How to fix this: Provide your agent with a tenant roster that includes business type, revenue (if known), and lease terms for each tenant. Ask them to review whether your GL limits, property coverage, and endorsements reflect the actual risk created by each tenant’s operations.

Commercial landlords with restaurant or auto service tenants pay 30–50% more for GL coverage — but the claims they’re protected against are 3–5x more expensive.

2

🏢 When was the last time you read what your tenants’ insurance actually covers?

Most landlords require tenants to provide a Certificate of Insurance at lease signing and never check it again. But a COI is a snapshot in time — it proves the tenant had insurance on the day it was issued. It doesn’t prove they still have it. Policies get cancelled for non-payment, limits get reduced at renewal, and endorsements get dropped. If your tenant’s policy lapsed three months ago and their customer slips inside the space, the claim comes to your GL policy. Your premiums go up. Your tenant’s lapsed insurance becomes your problem.

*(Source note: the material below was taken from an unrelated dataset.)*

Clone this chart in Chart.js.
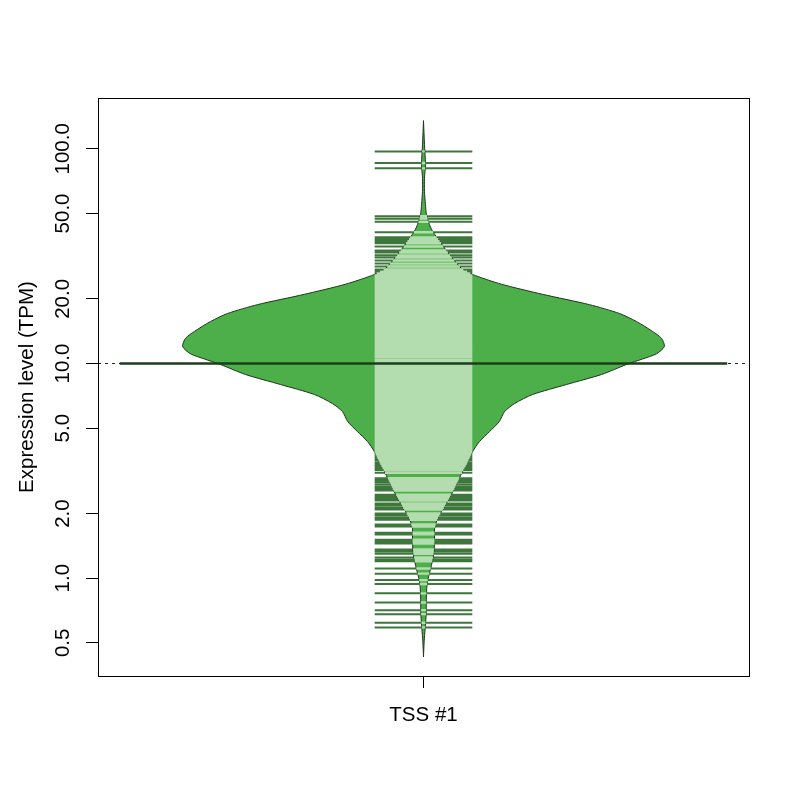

How to fix this: Implement an annual COI verification process. Require every tenant to provide an updated COI at least 30 days before their policy renewal date. Verify that limits, additional insured status, and waiver of subrogation are current. Your property manager should track this for every tenant.

Over 40% of tenant COIs we audit are expired, cancelled, or missing required endorsements that the lease requires.

3

🚪 What happens when a unit sits empty for 60 days?

This is the gap that catches more commercial landlords than any other. Standard commercial property policies include a vacancy clause that eliminates coverage for water damage, theft, vandalism, and sprinkler leakage after 60 consecutive days of vacancy. The policy doesn’t warn you when you cross the 60-day mark. There’s no notification. You simply lose coverage — and you won’t know until you file a claim and it’s denied. In multi-tenant buildings, the clause typically applies per-unit, not per-building. So if one of four units is vacant for 90 days, the vacancy exclusion applies only to that unit.

How to fix this: Add a vacancy permit or vacancy endorsement to your policy before any unit crosses the 60-day mark. Notify your carrier immediately when a tenant moves out. Track vacancy duration for every unit. The cost of the endorsement ($500–$2,500) is a fraction of a denied claim.

Vacancy-related claim denials average $45,000–$150,000 for commercial properties. The vacancy endorsement that would have prevented the denial typically costs less than $2,000/year.

4

📋 Does your tenants’ insurance actually meet the requirements in your lease?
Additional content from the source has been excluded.